The small-scale production impedes expansion and limits the
market.

"We're saving up to start a teenage busana Muslim counter, but
it will take awhile," said Kusnadi. Currently, busana Muslim
designers count on upper-middle class housewives as customers.
They will pay between Rp 200,000 and Rp 800,000 for an outfit.

Trendy and youthful Muslim fashions will have to wait.

"You have to lower prices to break into the teenage market,"
said Kusnadi.

Anne Rufaidah, whose Rp 100 million collection was destroyed
during the floods this year, says it's not an easy business,
especially when trying to break the mass market.

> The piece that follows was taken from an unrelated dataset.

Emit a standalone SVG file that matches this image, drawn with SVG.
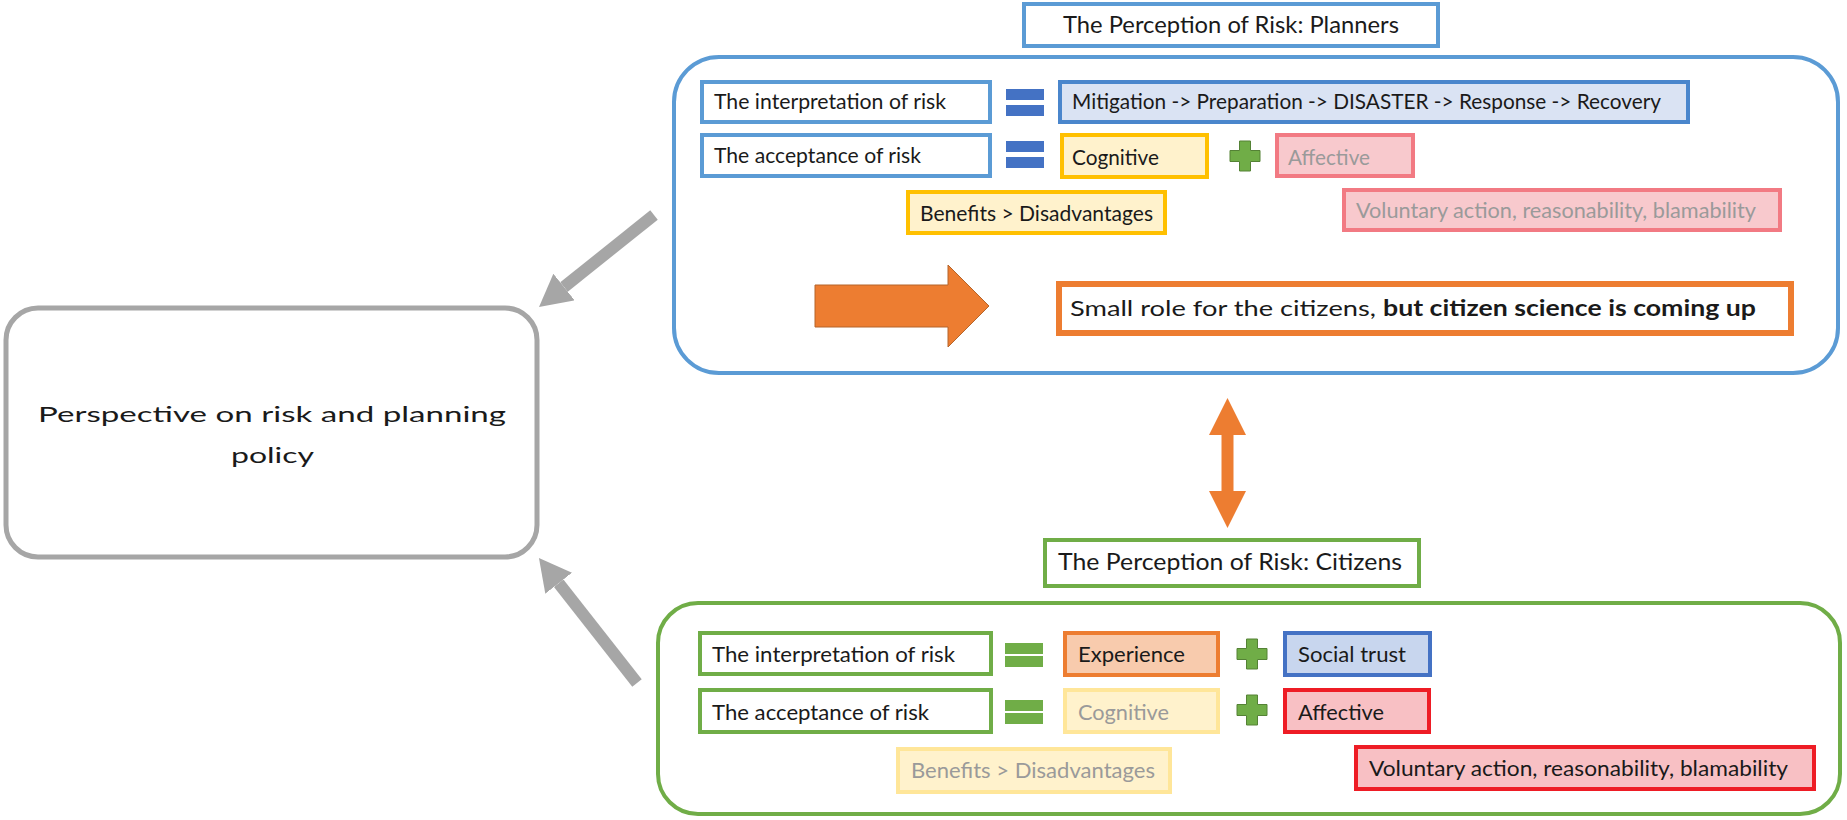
<svg xmlns="http://www.w3.org/2000/svg" xmlns:xlink="http://www.w3.org/1999/xlink" width="1847" height="820" viewBox="0 0 1847 820">
<style>
text{font-family:Lato,"Open Sans","Liberation Sans",sans-serif;fill:#1a1a1a;font-size:22px}
.big{fill:none;stroke-width:4}
.bx{stroke-width:4}
.pl{fill:#fff;stroke:#5b9bd5}
.ci{fill:#fff;stroke:#70ad47}
.yel{fill:#fff2cc;stroke:#ffc000}
.yelf{fill:#fff2cc;stroke:#ffe699}
.pinkf{fill:#f8c9cd;stroke:#f27a83}
.red{fill:#f8c0c4;stroke:#ee1c25}
.grey{fill:#9a9a9a}
.ttl{font-size:24px}
</style>
<defs>
<marker id="gh" markerUnits="userSpaceOnUse" viewBox="0 0 32 34" refX="0" refY="17" markerWidth="32" markerHeight="34" orient="auto"><path d="M0,0 L32,17 L0,34 z" fill="#a6a6a6"/></marker>
<marker id="oh" markerUnits="userSpaceOnUse" viewBox="0 0 37 37" refX="0" refY="18.5" markerWidth="37" markerHeight="37" orient="auto-start-reverse"><path d="M0,0 L37,18.5 L0,37 z" fill="#ed7d31"/></marker>
<path id="plus" d="M-5.5,-15 H5.5 V-5.5 H15 V5.5 H5.5 V15 H-5.5 V5.5 H-15 V-5.5 H-5.5 z" fill="#70ad47" stroke="#548235" stroke-width="1"/>
<g id="eqb"><rect x="0" y="0" width="38" height="11" fill="#4472c4"/><rect x="0" y="16" width="38" height="11" fill="#4472c4"/></g>
<g id="eqg"><rect x="0" y="0" width="38" height="11" fill="#70ad47"/><rect x="0" y="13" width="38" height="11" fill="#70ad47"/></g>
</defs>

<g id="policy">
<rect x="6" y="308" width="531" height="249" rx="32" fill="#fff" stroke="#a6a6a6" stroke-width="5"/>
<text x="38" y="422" font-size="29" textLength="468" lengthAdjust="spacingAndGlyphs">Perspective on risk and planning</text>
<text x="231" y="463" font-size="29" textLength="83" lengthAdjust="spacingAndGlyphs">policy</text>
</g>

<g id="planners-title">
<rect class="bx pl" x="1024" y="4" width="414" height="42"/>
<text class="ttl" x="1063" y="33" textLength="336" lengthAdjust="spacingAndGlyphs">The Perception of Risk: Planners</text>
</g>
<g id="planners-frame"><rect class="big" x="674" y="57" width="1164" height="316" rx="45" stroke="#5b9bd5"/></g>

<g id="p-interp">
<rect class="bx pl" x="702" y="82" width="288" height="40"/>
<text x="714" y="109" textLength="232" lengthAdjust="spacingAndGlyphs">The interpretation of risk</text>
</g>
<g id="p-eq1"><use xlink:href="#eqb" x="1006" y="89"/></g>
<g id="p-cycle">
<rect class="bx" x="1060" y="82" width="628" height="40" fill="#dae3f3" stroke="#4a86cc"/>
<text x="1072" y="109" textLength="589" lengthAdjust="spacingAndGlyphs">Mitigation -&gt; Preparation -&gt; DISASTER -&gt; Response -&gt; Recovery</text>
</g>
<g id="p-accept">
<rect class="bx pl" x="702" y="135" width="288" height="41"/>
<text x="714" y="163" textLength="207" lengthAdjust="spacingAndGlyphs">The acceptance of risk</text>
</g>
<g id="p-eq2"><use xlink:href="#eqb" x="1006" y="141"/></g>
<g id="p-cognitive">
<rect class="bx yel" x="1062" y="135" width="145" height="42"/>
<text x="1072" y="165" textLength="87" lengthAdjust="spacingAndGlyphs">Cognitive</text>
</g>
<g id="p-plus"><use xlink:href="#plus" x="1245" y="156"/></g>
<g id="p-affective">
<rect class="bx pinkf" x="1277" y="135" width="136" height="41"/>
<text class="grey" x="1288" y="165" textLength="82" lengthAdjust="spacingAndGlyphs">Affective</text>
</g>
<g id="p-benefits">
<rect class="bx yel" x="908" y="192" width="257" height="41"/>
<text x="920" y="221" textLength="233" lengthAdjust="spacingAndGlyphs">Benefits &gt; Disadvantages</text>
</g>
<g id="p-voluntary">
<rect class="bx pinkf" x="1344" y="190" width="436" height="40"/>
<text class="grey" x="1356" y="218" textLength="400" lengthAdjust="spacingAndGlyphs">Voluntary action, reasonability, blamability</text>
</g>
<g id="p-role">
<rect x="1059" y="284" width="732" height="49" fill="#fff" stroke="#ed7d31" stroke-width="6"/>
<text x="1070" y="316" font-size="25"><tspan textLength="306" lengthAdjust="spacingAndGlyphs">Small role for the citizens,</tspan><tspan x="1383" font-weight="bold" textLength="373" lengthAdjust="spacingAndGlyphs">but citizen science is coming up</tspan></text>
</g>

<g id="citizens-title">
<rect class="bx ci" x="1045" y="540" width="374" height="46"/>
<text class="ttl" x="1058" y="570" textLength="344" lengthAdjust="spacingAndGlyphs">The Perception of Risk: Citizens</text>
</g>
<g id="citizens-frame"><rect class="big" x="658" y="603" width="1182" height="211" rx="40" stroke="#70ad47"/></g>

<g id="c-interp">
<rect class="bx ci" x="700" y="633" width="291" height="41"/>
<text x="712" y="662" textLength="243" lengthAdjust="spacingAndGlyphs">The interpretation of risk</text>
</g>
<g id="c-eq1"><use xlink:href="#eqg" x="1005" y="643"/></g>
<g id="c-experience">
<rect class="bx" x="1065" y="633" width="153" height="42" fill="#f8cbad" stroke="#ed7d31"/>
<text x="1078" y="662" textLength="107" lengthAdjust="spacingAndGlyphs">Experience</text>
</g>
<g id="c-plus1"><use xlink:href="#plus" x="1252" y="654"/></g>
<g id="c-trust">
<rect class="bx" x="1285" y="633" width="145" height="42" fill="#c8d6ee" stroke="#4472c4"/>
<text x="1298" y="662" textLength="108" lengthAdjust="spacingAndGlyphs">Social trust</text>
</g>
<g id="c-accept">
<rect class="bx ci" x="700" y="690" width="291" height="42"/>
<text x="712" y="720" textLength="217" lengthAdjust="spacingAndGlyphs">The acceptance of risk</text>
</g>
<g id="c-eq2"><use xlink:href="#eqg" x="1005" y="700"/></g>
<g id="c-cognitive">
<rect class="bx yelf" x="1065" y="690" width="153" height="42"/>
<text class="grey" x="1078" y="720" textLength="91" lengthAdjust="spacingAndGlyphs">Cognitive</text>
</g>
<g id="c-plus2"><use xlink:href="#plus" x="1252" y="710"/></g>
<g id="c-affective">
<rect class="bx red" x="1285" y="690" width="144" height="42"/>
<text x="1298" y="720" textLength="86" lengthAdjust="spacingAndGlyphs">Affective</text>
</g>
<g id="c-benefits">
<rect class="bx yelf" x="898" y="749" width="272" height="43"/>
<text class="grey" x="911" y="778" textLength="244" lengthAdjust="spacingAndGlyphs">Benefits &gt; Disadvantages</text>
</g>
<g id="c-voluntary">
<rect class="bx red" x="1356" y="747" width="458" height="42"/>
<text x="1369" y="776" textLength="419" lengthAdjust="spacingAndGlyphs">Voluntary action, reasonability, blamability</text>
</g>

<g id="connectors">
<line x1="654" y1="215" x2="564" y2="287" stroke="#a6a6a6" stroke-width="12" marker-end="url(#gh)"/>
<line x1="637" y1="683" x2="558.7" y2="583.2" stroke="#a6a6a6" stroke-width="12" marker-end="url(#gh)"/>
<line x1="1227.5" y1="435" x2="1227.5" y2="491" stroke="#ed7d31" stroke-width="12" marker-start="url(#oh)" marker-end="url(#oh)"/>
<polygon points="815,285 948,285 948,265 989,306 948,347 948,327 815,327" fill="#ed7d31" stroke="#b5652a" stroke-width="1"/>
</g>
</svg>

"If we sell to stores, we only get a quarter of the profits,"
said Rufaidah.

"We don't have the capacity to produce anything cheaper yet,"
added Mahendra. Rais is among one of the few designers making
inroads with fashionable Moslem teens.

"I'm working with one of the teen magazines to promote busana
Muslim," said Rais.

The opening of the teenage market makes room for more
competition -- competition that is surprisingly welcome. True to
Moslem teachings, busana Muslim designers exercise a modesty that
has escaped the mainstream rag trade. Many designers entered the
business owing to personal conviction, and persevere with the
same religious piety.

Rufaidah began designing in 1981 when she decided to wear a
jilbab.

"According to the Koran, your behavior, speech and actions
should be in line with ibadah (religious devotion). I wanted my
work to follow ibadah," said Rufaidah.

Religious devotion serves not only as inspiration, but as
mental support.

"Competition is definitely increasing, but I'm not scared,"
said Kusnadi. "God is fair with fortune, so if your designs are
good, Insya Allah (God willing) it will sell," she said.